Future Directions in Basin and Global High-resolution Ocean Modelling
Virtual workshop brought together more than 150 experts from around the world
To address future directions of ocean modelling, more than 150 experts from Europe, the United States of America, Canada, South Africa, Japan and China met for a virtual workshop organised by GEOMAR Helmholtz Centre for Ocean Research Kiel in cooperation with the Ocean Model Development Panel (OMDP) of the core project Climate and Ocean: Variability, Predictability, and Change (CLIVAR) of the World Climate Research Programme (WCRP). The scientists discussed the current state of eddying ocean models – models that resolve dynamical features, so-called “eddies”, at scales between one and 20 kilometres in the global ocean. They also exchanged views on progress in and future applications of better understanding the role of the ocean in climate and climate variability.
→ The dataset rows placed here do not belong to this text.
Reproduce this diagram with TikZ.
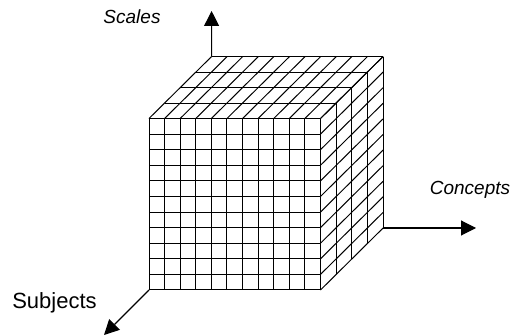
\documentclass[tikz,border=0pt]{standalone}
\usepackage{fontspec}
\setmainfont{Liberation Sans}
\usetikzlibrary{arrows.meta, positioning}

\begin{document}
\begin{tikzpicture}[
    x=1pt, y=-1pt,
    gridline/.style={line width=1pt},
    axis/.style={-{Triangle[length=15pt, width=15pt]}, line width=1.1pt},
    axislabel/.style={font=\fontsize{19}{23}\selectfont\itshape, inner sep=0pt, anchor=base},
    sublabel/.style={font=\fontsize{22}{26}\selectfont, inner sep=0pt, anchor=base}
]
\useasboundingbox (0,0) rectangle (514,336);

% the cube, in cells: 11 wide, 11 high, 4 deep
\begin{scope}[shift={(149,290)}, x={(15.59pt,0pt)}, y={(0pt,15.59pt)}, z={(15.65pt,15.5pt)}]
  \coordinate (fbl) at (0,0,0);
  \coordinate (btl) at (0,11,4);
  \coordinate (bbr) at (11,0,4);

  % front face
  \foreach \k in {0,...,11} {
    \draw[gridline] (\k,0,0) -- (\k,11,0);
    \draw[gridline] (0,\k,0) -- (11,\k,0);
  }
  % top face
  \foreach \k in {0,...,11}
    \draw[gridline] (\k,11,0) -- (\k,11,4);
  \foreach \d in {1,...,4}
    \draw[gridline] (0,11,\d) -- (11,11,\d);
  % right face
  \foreach \k in {0,...,11}
    \draw[gridline] (11,\k,0) -- (11,\k,4);
  \foreach \d in {1,...,4}
    \draw[gridline] (11,0,\d) -- (11,11,\d);
\end{scope}

% axes
\coordinate (scalestip) at (211.6,11);
\coordinate (conceptstip) at (476,228);
\coordinate (subjectstip) at (104,335);

\draw[axis] (btl) -- (scalestip);
\draw[axis] (bbr) -- (conceptstip);
\draw[axis] (fbl) -- (subjectstip);

\node[axislabel] (scales)   at (132,24)  {Scales};
\node[axislabel] (concepts) at (470,195) {Concepts};
\node[sublabel]  (subjects) at (54.5,309) {Subjects};

\end{tikzpicture}
\end{document}
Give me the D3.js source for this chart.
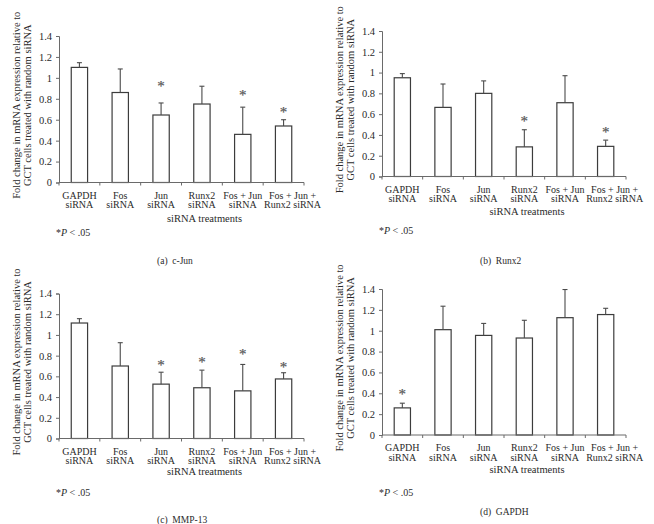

As part of the workshop, participants celebrated the achievements of Prof. Dr. Claus Böning, who retired from his role as Professor of Oceanography at Kiel University and GEOMAR in 2020. Prof. Böning was honoured as a leading scientist, pioneer in numerical ocean modelling and co-founder of the OMDP – a well-respected teacher and inspiring mentor.
The workshop was a first stress test for the GEOMAR conference system, from submission and review of presentation abstracts, registration, programme to the distribution of material. The scientists got together in a virtual conference centre. “After one and a half year under the corona pandemic, we have learned to make the most out of virtual meetings and appreciated the opportunity to meet with experts from around the world”, said Prof. Dr. Arne Biastoch, Physical Oceanographer at GEOMAR. “Having a virtual foyer and additional rooms for individual conversations was a very useful addition – plus, the low-resolution design that also works with low bandwidths turned out to be a nice contrast to the high-resolution models discussed at the conference.” While it is more difficult for young scientists to connect to senior international colleagues in such an online space, the format could still replace some – although not all – meetings and help to reduce the carbon footprint of scientific meetings.